Every few months, a Parliament question or an RTI query forces the Finance Ministry or Reserve Bank of India (RBI) to share an update on the quantum of loans written off by banks. This gives rise to an uproar in Parliament. But the issue is soon forgotten after the Opposition has made the necessary noises and the government has shared a templated response about write-offs not equating to loan waivers or loss of taxpayer money. The script played out this week again, after the government told Parliament that banks have written off about ₹10.6-lakh crore worth of loans in the last five years.

It is about time that the RBI ended this piecemeal data-sharing and mandated that banks make more granular disclosures of their loan write-offs by category and recoveries in each accounting period. RBI can then share the aggregated picture and correlate write-offs to outstanding loans and non-performing assets. This will permit more meaningful analysis. Outrage over aggregated write-offs of ₹10.6-lakh crore is misplaced on several counts. Loans written off by a bank in any given year typically originate from a stock of doubtful loans built up over a long period. RBI regulations require banks to initiate bad loan provisions at 15-25 per cent of value as soon as a loan is 90 days overdue, with doubtful loans being fully provided for in 4-5 years. These loans are then written off at the bank’s discretion. Therefore, cumulative figures do not tell you much about direction in which write-offs are trending.

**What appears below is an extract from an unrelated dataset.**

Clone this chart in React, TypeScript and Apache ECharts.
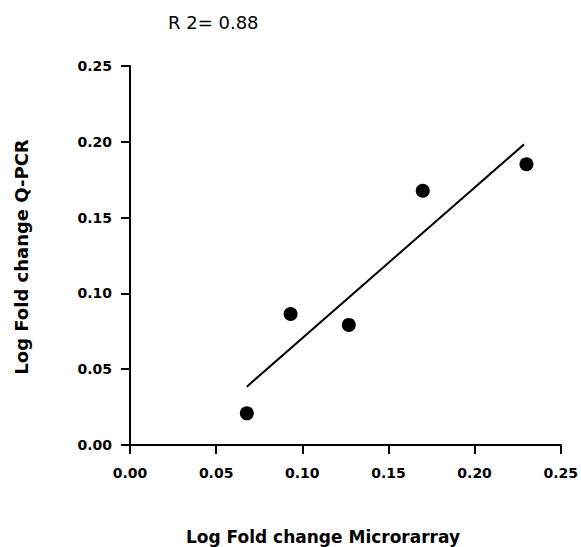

To assess whether there are excessive write-offs, they need to be correlated with outstanding loans or reported NPAs. For instance, data (compiled from Parliament and RTI queries) suggest that banks have written off between ₹1-lakh crore and ₹2.3-lakh crore annually in the last seven years. Write-offs have hovered at between 1.5 per cent and 2.75 per cent of outstanding non-food credit, not an alarming number. But the question worth asking is why write-offs shot up from 1 per cent in FY15 and FY16 to 2.75 per cent in FY19 before abating to 1.6 per cent in FY22. If RBI’s new dispensation on stressed assets in 2019 aided the fall, why is there a renewed uptick to 1.76 per cent in FY23? Also of concern is the rising share of large corporate borrowers in written-off loans, from 30 per cent in FY15 to over 50 per cent in FY23. This is despite the advent of Insolvency and Bankruptcy Code and the Central Repository of Information on Large Borrowers.

It is disingenuous to claim that loan write-offs are a mere accounting formality. It is a known fact that domestic banks recover less than a fifth of loans written off in their books. Loan losses have implications for multiple stakeholders in banks – from public shareholders to taxpayers. They have a right to better disclosures.